## Raw data
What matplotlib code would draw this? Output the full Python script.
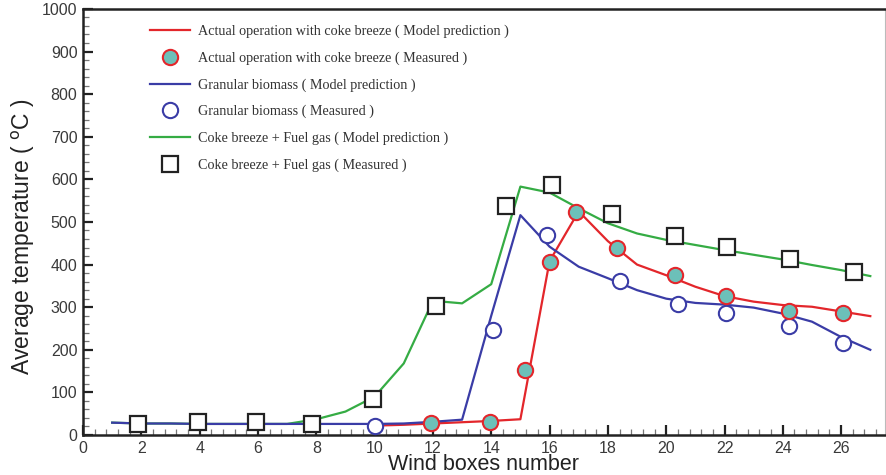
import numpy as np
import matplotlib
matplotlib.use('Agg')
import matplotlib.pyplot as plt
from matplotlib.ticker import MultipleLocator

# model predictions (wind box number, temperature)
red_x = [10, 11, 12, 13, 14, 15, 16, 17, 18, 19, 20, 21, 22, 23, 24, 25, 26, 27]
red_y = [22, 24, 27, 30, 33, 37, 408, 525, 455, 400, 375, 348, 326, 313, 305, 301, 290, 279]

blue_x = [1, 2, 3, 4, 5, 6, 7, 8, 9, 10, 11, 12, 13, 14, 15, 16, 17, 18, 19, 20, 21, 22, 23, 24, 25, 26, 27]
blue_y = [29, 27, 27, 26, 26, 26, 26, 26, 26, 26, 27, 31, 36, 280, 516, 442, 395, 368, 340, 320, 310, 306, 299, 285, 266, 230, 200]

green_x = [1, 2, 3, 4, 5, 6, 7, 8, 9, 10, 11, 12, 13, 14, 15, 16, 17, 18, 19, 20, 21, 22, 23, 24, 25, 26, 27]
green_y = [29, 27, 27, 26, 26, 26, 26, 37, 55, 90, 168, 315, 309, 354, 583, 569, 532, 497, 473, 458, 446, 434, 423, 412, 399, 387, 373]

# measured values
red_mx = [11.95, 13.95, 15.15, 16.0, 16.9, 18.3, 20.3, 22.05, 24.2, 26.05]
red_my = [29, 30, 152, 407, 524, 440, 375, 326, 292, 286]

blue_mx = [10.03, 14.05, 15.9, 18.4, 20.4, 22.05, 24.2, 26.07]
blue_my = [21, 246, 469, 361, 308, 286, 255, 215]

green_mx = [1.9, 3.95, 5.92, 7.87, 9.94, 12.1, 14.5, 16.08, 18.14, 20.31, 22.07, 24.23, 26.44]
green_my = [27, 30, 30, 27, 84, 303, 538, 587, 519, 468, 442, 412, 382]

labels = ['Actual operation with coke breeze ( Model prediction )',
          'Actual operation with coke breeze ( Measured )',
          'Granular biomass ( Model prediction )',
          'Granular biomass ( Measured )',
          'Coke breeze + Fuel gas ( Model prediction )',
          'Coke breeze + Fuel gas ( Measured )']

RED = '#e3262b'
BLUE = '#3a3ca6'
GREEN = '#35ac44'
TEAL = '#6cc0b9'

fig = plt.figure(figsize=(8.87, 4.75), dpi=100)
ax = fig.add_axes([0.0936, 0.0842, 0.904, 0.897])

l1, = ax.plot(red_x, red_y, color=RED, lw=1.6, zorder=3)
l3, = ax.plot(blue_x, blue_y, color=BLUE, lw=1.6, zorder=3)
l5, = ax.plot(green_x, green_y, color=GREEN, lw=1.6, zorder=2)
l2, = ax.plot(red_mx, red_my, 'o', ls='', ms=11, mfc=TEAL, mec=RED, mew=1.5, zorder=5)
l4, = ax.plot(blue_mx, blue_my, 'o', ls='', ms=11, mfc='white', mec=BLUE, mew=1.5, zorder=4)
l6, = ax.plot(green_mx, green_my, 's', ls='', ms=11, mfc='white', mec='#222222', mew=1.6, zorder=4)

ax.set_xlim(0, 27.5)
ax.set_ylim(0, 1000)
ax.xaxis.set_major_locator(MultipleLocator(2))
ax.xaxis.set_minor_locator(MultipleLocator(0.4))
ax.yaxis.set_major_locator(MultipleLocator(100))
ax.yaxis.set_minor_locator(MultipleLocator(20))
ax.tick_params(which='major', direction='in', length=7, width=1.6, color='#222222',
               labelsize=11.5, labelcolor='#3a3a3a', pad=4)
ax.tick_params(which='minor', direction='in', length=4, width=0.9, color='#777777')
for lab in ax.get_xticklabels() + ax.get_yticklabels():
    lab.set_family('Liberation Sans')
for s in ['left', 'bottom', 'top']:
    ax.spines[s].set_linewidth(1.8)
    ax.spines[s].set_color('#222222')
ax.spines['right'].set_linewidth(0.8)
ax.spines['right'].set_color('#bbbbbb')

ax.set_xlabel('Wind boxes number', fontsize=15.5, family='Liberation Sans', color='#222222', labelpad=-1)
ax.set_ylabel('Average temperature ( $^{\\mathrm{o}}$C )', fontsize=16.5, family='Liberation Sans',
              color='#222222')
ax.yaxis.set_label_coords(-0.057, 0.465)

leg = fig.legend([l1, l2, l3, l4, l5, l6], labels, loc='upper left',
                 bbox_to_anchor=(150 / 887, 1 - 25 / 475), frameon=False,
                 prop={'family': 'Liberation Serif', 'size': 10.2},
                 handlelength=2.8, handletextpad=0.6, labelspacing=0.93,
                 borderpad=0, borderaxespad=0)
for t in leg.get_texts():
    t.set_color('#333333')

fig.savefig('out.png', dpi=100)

## What to do
Begin at the first line of the material and copy each line exactly through the one containing "266, 230, 200]". Omit pictures.

## Worked solution
What matplotlib code would draw this? Output the full Python script.
import numpy as np
import matplotlib
matplotlib.use('Agg')
import matplotlib.pyplot as plt
from matplotlib.ticker import MultipleLocator

# model predictions (wind box number, temperature)
red_x = [10, 11, 12, 13, 14, 15, 16, 17, 18, 19, 20, 21, 22, 23, 24, 25, 26, 27]
red_y = [22, 24, 27, 30, 33, 37, 408, 525, 455, 400, 375, 348, 326, 313, 305, 301, 290, 279]

blue_x = [1, 2, 3, 4, 5, 6, 7, 8, 9, 10, 11, 12, 13, 14, 15, 16, 17, 18, 19, 20, 21, 22, 23, 24, 25, 26, 27]
blue_y = [29, 27, 27, 26, 26, 26, 26, 26, 26, 26, 27, 31, 36, 280, 516, 442, 395, 368, 340, 320, 310, 306, 299, 285, 266, 230, 200]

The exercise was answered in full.